I slapped together a little something (g) for Germany's Legal Times Online about the Snowden case. The editor pepped up the language a bit, but that's fine with me, it's supposed to be a popular format.
What I said is that the Fourth Amendment guarantees US citizens privacy in situations in which they have a 'reasonable expectation of privacy'. Email and (especially) phone calls certainly belong in that sphere. So if the NSA is collecting massive amounts of emails and telephone data randomly, without a specific search warrant, then it is violating the privacy rights of US citizens. According to recent revelations, the NSA has developed internal 'minimization procedures' that instruct agents to stop listening or reading if they find out that they are spying on a US citizen, similar to regulations the German Federal Constitutional Court has required in cases of spying on telephone calls or private apartments. But since the court meets in secret, we have no way of independently verifying these claims. Also, since the Obama administration has blocked all privacy lawsuits with the legal doctrine of the state secrets privilege, no American court has yet ruled on whether these programs are constitutional.
However, the situation in Germany is not very different. German spy agencies have extremely broad powers under existing law, and will gain new ones under the new Telecommunications Law which takes effect on 1 July. There is a parliamentary committee which provides general oversight of requests for surveillance and a so-called G-10 committee which rules on individual requests. They are supposed to follow strict minimization procedures and insist on adequate proof of possible wrongdoing before authorizing spying measures. However, since both of these committees operate in secret, we have no way of knowing how carefully these guidelines are respected. Plus, since there have been no German whistleblowers, we have no real insight into the scope of German programs. As the Green Party speaker Konstantin von Notz recently remarked, it is high time that Germans learned more about what their own spy agency is up to.

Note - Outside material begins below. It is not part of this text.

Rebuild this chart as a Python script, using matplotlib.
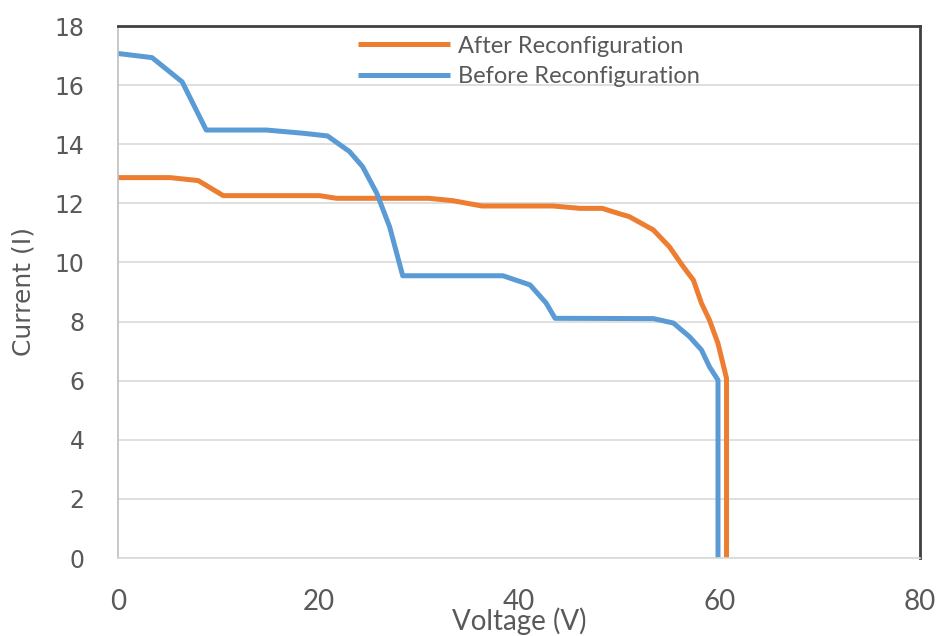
import matplotlib
matplotlib.use("Agg")
import matplotlib.pyplot as plt

# ── Data ──────────────────────────────────────────────────────────────────────
after_v = [0, 5.2, 8.0, 10.5, 20.1, 21.8, 31.0, 33.4, 36.3, 43.4, 46.1, 48.3,
           50.0, 51.0, 53.4, 55.0, 56.4, 57.4, 58.2, 59.0, 59.85, 60.7, 60.7]
after_i = [12.87, 12.87, 12.77, 12.26, 12.26, 12.17, 12.17, 12.09, 11.91, 11.91,
           11.83, 11.83, 11.65, 11.55, 11.10, 10.53, 9.85, 9.40, 8.62, 8.05,
           7.26, 6.08, 0.0]

before_v = [0, 3.4, 6.4, 8.8, 14.8, 18.5, 20.9, 23.1, 24.4, 25.8, 27.1, 28.4,
            38.4, 41.1, 42.7, 43.6, 53.4, 55.4, 57.0, 58.2, 59.0, 59.85, 59.85]
before_i = [17.07, 16.93, 16.11, 14.48, 14.48, 14.37, 14.28, 13.75, 13.24, 12.35,
            11.20, 9.55, 9.55, 9.24, 8.63, 8.11, 8.10, 7.95, 7.49, 7.04, 6.47,
            6.02, 0.0]

X_TICKS = [0, 20, 40, 60, 80]
Y_TICKS = list(range(0, 19, 2))

ORANGE = "#ED7D31"
BLUE   = "#5B9BD5"
GREY   = "#595959"
NARROW = ["Lato", "DejaVu Sans"]

fig = plt.figure(figsize=(9.38, 6.36), dpi=100)
ax = fig.add_axes([118 / 938, 78 / 636, 802 / 938, 532 / 636])

ax.plot(after_v, after_i, color=ORANGE, linewidth=3.6,
        solid_capstyle="butt", label="After Reconfiguration")
ax.plot(before_v, before_i, color=BLUE, linewidth=3.6,
        solid_capstyle="butt", label="Before Reconfiguration")

ax.set_xlim(0, 80)
ax.set_ylim(0, 18)
ax.set_xticks(X_TICKS)
ax.set_yticks(Y_TICKS)
ax.grid(axis="y", color="#D9D9D9", linewidth=1.2)
ax.set_axisbelow(True)

ax.tick_params(axis="y", length=0, pad=24, colors=GREY, labelsize=17)
ax.tick_params(axis="x", length=0, pad=22, colors=GREY)
for lab in ax.get_xticklabels():
    lab.set_family(NARROW)
    lab.set_fontsize(20)
for lab in ax.get_yticklabels():
    lab.set_family("DejaVu Sans")

for side in ("top", "right"):
    ax.spines[side].set_color("#404040")
    ax.spines[side].set_linewidth(2)
ax.spines["left"].set_color("#BFBFBF")
ax.spines["left"].set_linewidth(1.2)
ax.spines["bottom"].set_color("#D9D9D9")
ax.spines["bottom"].set_linewidth(1.2)

ax.set_xlabel("Voltage (V)", fontsize=20, color=GREY, family=NARROW, labelpad=-5)
ax.set_ylabel("Current (I)", fontsize=18, color=GREY, family="DejaVu Sans", labelpad=14)

leg = ax.legend(loc="upper left", bbox_to_anchor=(0.299, 0.982), frameon=False,
                handlelength=3.9, handletextpad=0.35, labelspacing=0.4,
                borderpad=0, borderaxespad=0,
                prop={"family": NARROW, "size": 17})
for txt in leg.get_texts():
    txt.set_color(GREY)

fig.savefig("out.png", dpi=100)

One thing that has really angered Germans is the fact that communication to and from and even within Germany are being spied on by the US and the UK. The official position of the US government (in the form of a Senate report) is that foreigners 'foreigners outside the United States generally are not entitled to the protections of the Fourth Amendment.' Thus, the current version of Section 702 of the Foreign Intelligence Surveillance Act provides no protection for the privacy rights of foreigners. The secret court which orders surveillance can authorize blanket data collection on all foreigners, everywhere. The only limitations kick in when it appears that an American citizen may be involved. In the words of the report itself, 'Section 702 thus enables the Government to collect information effectively and efficiently about foreign targets overseas and in a manner that protects the privacy and civil liberties of Americans'.
Of course, this wouldn't matter so much if American and the UK didn't have, and use, spying technology that can sweep up massive streams of data from everywhere and anywhere. As far as remedies for Germany, it's not clear what Germany can do, except send sternly-worded letters (g) to American officials. I'm not aware of any treaty that the US has ratified without reservation which would give Germany a basis for complaint before international tribunals. But I'm happy to be corrected in comments if I've overlooked something.